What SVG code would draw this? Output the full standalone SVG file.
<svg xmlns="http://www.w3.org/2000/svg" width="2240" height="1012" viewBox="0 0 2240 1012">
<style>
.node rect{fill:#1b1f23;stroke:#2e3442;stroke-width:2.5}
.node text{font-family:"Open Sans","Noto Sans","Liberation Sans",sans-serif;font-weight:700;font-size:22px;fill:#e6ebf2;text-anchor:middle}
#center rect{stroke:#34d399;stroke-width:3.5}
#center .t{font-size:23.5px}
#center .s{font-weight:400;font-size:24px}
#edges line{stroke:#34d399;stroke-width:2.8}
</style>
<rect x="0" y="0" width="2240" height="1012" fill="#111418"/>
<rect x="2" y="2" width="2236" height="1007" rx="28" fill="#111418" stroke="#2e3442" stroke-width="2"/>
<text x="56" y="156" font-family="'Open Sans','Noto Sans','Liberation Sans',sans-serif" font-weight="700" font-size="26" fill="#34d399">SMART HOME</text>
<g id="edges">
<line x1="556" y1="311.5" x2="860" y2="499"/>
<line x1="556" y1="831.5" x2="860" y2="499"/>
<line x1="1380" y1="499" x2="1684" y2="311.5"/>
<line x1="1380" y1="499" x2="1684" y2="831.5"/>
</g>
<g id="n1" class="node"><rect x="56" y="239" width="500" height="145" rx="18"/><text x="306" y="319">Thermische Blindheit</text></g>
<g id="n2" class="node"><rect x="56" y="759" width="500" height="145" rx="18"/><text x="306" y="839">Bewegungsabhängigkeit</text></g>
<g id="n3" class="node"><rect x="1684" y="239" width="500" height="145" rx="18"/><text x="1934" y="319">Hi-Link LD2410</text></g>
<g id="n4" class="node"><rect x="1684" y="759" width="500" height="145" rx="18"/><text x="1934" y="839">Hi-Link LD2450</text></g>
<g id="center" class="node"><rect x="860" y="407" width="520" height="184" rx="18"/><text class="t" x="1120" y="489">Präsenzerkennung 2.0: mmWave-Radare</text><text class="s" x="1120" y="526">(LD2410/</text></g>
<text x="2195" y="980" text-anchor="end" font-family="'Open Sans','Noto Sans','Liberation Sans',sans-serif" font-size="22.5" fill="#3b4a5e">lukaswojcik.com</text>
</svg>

=======

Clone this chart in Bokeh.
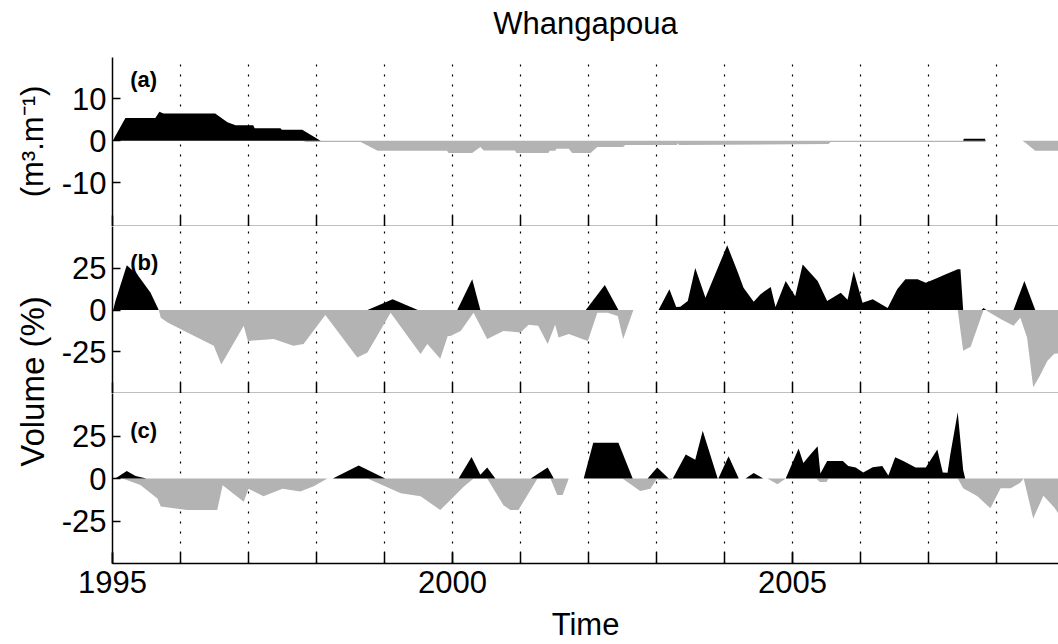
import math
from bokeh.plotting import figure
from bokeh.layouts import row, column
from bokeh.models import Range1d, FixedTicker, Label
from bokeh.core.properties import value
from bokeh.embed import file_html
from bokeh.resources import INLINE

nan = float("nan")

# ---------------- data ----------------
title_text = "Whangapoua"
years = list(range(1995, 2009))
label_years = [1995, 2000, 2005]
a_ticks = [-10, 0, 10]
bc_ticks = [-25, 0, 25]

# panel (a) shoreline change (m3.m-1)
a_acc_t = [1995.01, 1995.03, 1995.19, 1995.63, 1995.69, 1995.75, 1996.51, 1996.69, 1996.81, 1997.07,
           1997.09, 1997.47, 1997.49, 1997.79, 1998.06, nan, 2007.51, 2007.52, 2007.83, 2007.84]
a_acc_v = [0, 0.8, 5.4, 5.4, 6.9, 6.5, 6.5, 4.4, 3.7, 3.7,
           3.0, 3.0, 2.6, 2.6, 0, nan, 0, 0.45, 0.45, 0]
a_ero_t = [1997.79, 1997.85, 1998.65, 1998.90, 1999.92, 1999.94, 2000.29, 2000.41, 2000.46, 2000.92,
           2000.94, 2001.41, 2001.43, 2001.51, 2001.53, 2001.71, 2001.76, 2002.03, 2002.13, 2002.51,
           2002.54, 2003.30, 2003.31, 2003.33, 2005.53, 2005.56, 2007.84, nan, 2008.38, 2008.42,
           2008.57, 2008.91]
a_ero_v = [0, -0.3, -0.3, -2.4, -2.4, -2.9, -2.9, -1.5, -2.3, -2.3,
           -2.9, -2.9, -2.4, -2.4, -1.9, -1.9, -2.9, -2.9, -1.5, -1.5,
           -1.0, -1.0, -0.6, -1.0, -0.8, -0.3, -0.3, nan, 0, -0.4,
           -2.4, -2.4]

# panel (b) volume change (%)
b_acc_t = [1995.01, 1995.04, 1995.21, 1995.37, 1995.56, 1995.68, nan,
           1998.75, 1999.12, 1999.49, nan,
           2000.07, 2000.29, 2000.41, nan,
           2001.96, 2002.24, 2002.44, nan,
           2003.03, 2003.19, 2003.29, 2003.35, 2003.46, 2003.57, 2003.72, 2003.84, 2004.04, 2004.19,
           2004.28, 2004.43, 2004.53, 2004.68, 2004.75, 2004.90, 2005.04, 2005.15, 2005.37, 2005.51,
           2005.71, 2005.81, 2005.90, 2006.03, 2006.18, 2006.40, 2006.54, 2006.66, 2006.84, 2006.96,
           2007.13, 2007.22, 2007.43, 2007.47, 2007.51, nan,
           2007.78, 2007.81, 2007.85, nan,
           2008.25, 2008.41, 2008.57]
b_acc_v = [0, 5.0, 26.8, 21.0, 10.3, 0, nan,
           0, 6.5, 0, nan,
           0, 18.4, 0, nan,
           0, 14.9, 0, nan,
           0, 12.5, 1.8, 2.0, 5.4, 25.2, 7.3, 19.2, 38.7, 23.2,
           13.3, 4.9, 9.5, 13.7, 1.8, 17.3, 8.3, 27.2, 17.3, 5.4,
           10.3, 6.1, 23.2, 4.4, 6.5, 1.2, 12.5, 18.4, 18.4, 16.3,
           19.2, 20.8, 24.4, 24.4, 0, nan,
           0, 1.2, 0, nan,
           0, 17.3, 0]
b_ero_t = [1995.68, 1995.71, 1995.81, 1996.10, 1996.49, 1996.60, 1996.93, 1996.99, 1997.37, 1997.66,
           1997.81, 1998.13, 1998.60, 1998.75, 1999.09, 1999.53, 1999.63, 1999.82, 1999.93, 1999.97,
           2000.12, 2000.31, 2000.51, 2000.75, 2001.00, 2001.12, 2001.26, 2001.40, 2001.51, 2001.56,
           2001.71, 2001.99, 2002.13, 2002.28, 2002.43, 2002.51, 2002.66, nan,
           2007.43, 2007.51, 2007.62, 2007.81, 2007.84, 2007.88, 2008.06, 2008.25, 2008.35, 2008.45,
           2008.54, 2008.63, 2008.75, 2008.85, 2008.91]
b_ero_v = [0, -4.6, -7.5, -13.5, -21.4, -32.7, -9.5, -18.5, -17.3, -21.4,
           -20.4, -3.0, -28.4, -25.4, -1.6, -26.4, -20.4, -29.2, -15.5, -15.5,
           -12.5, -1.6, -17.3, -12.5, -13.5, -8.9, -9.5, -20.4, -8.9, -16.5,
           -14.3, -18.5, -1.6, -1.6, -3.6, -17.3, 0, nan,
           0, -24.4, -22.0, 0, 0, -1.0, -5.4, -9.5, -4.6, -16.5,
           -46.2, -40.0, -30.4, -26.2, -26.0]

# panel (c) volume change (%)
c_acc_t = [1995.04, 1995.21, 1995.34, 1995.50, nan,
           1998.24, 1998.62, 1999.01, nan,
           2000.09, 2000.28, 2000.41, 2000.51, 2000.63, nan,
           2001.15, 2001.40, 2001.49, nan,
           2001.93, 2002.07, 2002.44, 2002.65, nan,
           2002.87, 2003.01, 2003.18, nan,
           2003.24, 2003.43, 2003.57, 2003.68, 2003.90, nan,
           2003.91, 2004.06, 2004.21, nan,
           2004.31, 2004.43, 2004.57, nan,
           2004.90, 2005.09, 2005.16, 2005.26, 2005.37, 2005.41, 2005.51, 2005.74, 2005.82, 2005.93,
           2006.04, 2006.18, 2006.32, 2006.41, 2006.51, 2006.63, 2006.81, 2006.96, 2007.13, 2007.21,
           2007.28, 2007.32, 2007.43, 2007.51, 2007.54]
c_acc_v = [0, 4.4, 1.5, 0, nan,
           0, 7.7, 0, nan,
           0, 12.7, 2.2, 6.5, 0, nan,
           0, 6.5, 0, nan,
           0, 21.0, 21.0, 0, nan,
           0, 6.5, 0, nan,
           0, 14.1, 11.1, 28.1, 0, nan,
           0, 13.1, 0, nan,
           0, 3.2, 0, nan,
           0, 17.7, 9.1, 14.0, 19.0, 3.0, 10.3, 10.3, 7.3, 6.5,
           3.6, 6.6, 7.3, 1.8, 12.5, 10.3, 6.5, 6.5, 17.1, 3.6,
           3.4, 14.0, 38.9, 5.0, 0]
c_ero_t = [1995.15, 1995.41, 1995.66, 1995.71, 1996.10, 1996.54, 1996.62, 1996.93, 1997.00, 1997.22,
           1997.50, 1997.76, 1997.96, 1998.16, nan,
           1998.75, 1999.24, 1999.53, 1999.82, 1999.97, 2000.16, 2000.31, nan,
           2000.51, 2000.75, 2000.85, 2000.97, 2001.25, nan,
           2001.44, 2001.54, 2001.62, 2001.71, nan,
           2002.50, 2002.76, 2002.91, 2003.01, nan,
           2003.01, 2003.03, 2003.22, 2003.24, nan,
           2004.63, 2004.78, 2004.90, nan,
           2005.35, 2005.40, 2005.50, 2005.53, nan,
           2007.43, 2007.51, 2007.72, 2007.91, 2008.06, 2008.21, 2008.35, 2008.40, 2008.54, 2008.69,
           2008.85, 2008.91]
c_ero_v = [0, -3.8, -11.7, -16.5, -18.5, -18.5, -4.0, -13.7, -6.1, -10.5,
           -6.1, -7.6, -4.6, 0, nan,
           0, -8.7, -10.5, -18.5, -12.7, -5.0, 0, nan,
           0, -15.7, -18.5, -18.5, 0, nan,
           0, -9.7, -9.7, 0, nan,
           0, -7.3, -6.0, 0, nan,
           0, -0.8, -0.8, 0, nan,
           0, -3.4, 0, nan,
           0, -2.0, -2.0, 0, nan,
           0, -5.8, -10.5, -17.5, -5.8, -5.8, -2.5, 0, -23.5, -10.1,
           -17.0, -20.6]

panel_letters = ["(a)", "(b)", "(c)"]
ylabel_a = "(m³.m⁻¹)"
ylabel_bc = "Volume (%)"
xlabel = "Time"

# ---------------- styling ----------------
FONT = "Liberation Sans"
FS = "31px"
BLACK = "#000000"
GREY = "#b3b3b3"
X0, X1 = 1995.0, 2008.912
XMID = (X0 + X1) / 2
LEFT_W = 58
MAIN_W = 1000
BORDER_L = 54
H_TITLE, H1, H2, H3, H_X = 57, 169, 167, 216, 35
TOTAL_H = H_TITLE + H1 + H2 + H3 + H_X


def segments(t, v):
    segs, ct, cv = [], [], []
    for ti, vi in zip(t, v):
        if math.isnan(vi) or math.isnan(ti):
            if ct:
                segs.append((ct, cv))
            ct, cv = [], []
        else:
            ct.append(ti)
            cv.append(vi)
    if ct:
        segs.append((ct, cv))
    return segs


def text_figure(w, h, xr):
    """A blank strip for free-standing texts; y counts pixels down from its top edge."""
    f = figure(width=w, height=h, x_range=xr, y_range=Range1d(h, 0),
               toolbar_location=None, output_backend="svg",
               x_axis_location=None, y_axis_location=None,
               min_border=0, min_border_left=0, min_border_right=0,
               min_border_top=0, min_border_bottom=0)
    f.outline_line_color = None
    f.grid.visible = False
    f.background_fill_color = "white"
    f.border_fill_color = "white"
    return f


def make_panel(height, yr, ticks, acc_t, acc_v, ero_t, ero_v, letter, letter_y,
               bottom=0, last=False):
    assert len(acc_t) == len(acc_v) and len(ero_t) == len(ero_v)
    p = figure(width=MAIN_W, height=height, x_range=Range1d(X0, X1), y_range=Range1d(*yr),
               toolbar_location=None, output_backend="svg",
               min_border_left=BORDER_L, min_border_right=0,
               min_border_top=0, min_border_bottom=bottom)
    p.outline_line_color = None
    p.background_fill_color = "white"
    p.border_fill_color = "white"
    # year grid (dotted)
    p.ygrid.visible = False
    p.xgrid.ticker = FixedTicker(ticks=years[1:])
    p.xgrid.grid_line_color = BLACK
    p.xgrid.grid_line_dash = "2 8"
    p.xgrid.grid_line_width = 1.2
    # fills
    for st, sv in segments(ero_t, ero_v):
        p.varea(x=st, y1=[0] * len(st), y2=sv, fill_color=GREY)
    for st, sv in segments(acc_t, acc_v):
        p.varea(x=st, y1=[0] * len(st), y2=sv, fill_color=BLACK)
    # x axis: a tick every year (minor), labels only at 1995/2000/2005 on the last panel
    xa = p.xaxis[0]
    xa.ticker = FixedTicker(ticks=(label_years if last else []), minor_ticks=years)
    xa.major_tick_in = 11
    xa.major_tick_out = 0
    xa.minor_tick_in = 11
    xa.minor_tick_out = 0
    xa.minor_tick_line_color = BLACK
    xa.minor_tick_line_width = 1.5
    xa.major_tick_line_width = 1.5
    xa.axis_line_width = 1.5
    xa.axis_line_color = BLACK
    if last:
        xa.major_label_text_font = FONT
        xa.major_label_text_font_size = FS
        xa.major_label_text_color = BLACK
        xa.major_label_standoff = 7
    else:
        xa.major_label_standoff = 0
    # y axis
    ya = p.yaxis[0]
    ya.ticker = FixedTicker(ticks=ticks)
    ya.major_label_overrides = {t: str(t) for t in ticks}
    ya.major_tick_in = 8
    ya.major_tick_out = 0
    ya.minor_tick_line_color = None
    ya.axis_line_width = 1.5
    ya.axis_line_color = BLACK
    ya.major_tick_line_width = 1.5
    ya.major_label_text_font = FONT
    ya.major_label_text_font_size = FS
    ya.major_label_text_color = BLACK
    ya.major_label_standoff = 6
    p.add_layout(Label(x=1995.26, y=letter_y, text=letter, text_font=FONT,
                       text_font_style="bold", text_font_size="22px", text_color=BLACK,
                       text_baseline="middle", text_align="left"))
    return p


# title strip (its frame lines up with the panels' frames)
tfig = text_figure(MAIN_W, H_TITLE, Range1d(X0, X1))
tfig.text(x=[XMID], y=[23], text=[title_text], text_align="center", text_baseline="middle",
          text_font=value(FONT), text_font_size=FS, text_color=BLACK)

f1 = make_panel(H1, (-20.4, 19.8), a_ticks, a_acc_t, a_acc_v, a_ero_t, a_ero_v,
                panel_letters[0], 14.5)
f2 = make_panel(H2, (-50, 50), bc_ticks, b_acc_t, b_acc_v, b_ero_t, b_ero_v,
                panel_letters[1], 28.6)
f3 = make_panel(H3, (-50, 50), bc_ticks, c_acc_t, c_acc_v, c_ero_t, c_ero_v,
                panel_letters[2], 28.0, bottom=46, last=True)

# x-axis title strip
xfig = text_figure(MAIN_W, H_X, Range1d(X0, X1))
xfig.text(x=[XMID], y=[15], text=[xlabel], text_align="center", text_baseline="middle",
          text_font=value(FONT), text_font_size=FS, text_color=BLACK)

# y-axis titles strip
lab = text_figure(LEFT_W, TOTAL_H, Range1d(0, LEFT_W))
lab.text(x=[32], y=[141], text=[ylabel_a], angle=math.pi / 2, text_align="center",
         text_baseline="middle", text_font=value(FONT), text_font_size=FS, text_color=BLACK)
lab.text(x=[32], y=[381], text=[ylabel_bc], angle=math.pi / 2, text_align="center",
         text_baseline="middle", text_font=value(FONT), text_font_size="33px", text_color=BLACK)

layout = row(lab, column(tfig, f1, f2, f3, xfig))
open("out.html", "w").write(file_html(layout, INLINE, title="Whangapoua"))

=======

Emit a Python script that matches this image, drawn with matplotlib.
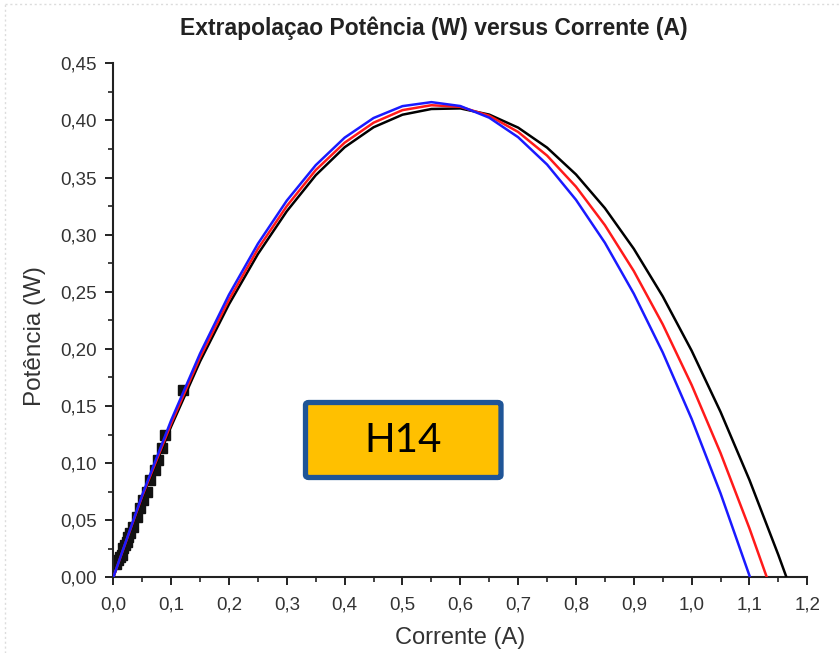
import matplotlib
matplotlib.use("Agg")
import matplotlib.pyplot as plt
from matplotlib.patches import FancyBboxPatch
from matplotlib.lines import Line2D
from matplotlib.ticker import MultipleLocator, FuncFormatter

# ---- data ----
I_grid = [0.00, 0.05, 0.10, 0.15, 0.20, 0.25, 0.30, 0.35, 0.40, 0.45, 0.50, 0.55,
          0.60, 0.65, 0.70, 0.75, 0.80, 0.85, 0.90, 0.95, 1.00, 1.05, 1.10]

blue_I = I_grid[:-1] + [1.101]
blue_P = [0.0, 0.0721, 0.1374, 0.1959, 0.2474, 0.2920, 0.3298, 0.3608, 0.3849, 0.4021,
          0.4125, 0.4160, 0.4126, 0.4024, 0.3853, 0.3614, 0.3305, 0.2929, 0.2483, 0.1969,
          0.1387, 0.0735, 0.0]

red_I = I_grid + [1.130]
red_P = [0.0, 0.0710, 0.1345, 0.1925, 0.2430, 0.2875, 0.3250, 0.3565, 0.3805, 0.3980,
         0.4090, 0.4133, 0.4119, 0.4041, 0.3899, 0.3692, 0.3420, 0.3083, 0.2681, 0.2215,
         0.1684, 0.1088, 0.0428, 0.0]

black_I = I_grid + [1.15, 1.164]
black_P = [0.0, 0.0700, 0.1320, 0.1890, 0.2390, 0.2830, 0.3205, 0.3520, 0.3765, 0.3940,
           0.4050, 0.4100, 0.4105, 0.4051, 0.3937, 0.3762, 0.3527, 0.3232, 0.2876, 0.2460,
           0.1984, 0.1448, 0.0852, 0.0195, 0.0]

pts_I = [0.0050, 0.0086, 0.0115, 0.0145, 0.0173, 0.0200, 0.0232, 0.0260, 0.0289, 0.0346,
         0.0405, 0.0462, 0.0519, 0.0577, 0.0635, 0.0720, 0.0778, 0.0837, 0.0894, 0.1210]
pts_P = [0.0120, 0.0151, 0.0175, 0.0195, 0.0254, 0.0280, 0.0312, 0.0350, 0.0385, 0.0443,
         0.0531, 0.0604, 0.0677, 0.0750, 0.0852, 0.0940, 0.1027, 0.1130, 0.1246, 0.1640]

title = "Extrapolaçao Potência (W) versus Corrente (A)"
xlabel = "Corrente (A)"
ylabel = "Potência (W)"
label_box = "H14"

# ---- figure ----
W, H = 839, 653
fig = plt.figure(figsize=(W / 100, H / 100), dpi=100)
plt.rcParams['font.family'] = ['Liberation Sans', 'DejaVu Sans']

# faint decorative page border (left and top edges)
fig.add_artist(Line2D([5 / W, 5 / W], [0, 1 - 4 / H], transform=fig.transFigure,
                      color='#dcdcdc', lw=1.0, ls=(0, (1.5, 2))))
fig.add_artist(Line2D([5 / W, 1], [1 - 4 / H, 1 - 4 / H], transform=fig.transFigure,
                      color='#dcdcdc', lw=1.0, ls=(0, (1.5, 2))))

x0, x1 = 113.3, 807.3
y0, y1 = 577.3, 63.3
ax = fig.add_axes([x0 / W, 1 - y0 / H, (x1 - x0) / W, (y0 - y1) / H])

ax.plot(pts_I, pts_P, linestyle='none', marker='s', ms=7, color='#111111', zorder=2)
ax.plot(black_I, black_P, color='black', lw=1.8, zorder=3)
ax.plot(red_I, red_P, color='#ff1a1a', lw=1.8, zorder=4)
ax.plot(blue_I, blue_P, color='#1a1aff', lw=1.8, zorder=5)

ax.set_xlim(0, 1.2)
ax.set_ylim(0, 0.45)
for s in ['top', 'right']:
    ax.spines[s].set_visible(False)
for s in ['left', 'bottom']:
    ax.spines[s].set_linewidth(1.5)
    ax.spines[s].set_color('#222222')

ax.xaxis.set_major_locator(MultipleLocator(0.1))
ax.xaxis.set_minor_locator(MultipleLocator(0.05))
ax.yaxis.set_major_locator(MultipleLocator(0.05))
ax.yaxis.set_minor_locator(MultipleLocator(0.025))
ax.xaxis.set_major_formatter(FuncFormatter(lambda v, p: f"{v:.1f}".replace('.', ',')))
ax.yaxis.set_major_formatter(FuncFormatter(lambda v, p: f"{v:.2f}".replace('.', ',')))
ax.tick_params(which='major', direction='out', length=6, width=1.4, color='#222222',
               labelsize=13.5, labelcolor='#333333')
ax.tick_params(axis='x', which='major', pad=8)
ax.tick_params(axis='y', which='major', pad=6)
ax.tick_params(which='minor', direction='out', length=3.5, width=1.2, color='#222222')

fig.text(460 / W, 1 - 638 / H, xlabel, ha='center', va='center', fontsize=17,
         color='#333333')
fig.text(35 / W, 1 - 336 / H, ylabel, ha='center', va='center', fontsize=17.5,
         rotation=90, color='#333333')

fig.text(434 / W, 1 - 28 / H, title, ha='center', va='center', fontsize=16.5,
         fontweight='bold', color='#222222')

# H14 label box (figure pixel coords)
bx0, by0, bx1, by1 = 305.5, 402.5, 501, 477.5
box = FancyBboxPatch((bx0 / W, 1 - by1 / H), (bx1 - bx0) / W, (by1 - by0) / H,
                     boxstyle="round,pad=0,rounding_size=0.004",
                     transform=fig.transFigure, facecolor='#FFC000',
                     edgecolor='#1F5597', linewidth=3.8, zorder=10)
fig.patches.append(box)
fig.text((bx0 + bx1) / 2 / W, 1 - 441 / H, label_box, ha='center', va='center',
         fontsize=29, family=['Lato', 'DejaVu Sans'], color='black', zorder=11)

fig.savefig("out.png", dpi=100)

=======

- [Exercise brief]: Reproduce nothing but the lines from the one with "Clone this chart in Bokeh." to the one with "bc_ticks = [-25, 0, 25]", both lines included, and keep every picture out of the copy.

- [Exercise output]:
Clone this chart in Bokeh.
import math
from bokeh.plotting import figure
from bokeh.layouts import row, column
from bokeh.models import Range1d, FixedTicker, Label
from bokeh.core.properties import value
from bokeh.embed import file_html
from bokeh.resources import INLINE

nan = float("nan")

# ---------------- data ----------------
title_text = "Whangapoua"
years = list(range(1995, 2009))
label_years = [1995, 2000, 2005]
a_ticks = [-10, 0, 10]
bc_ticks = [-25, 0, 25]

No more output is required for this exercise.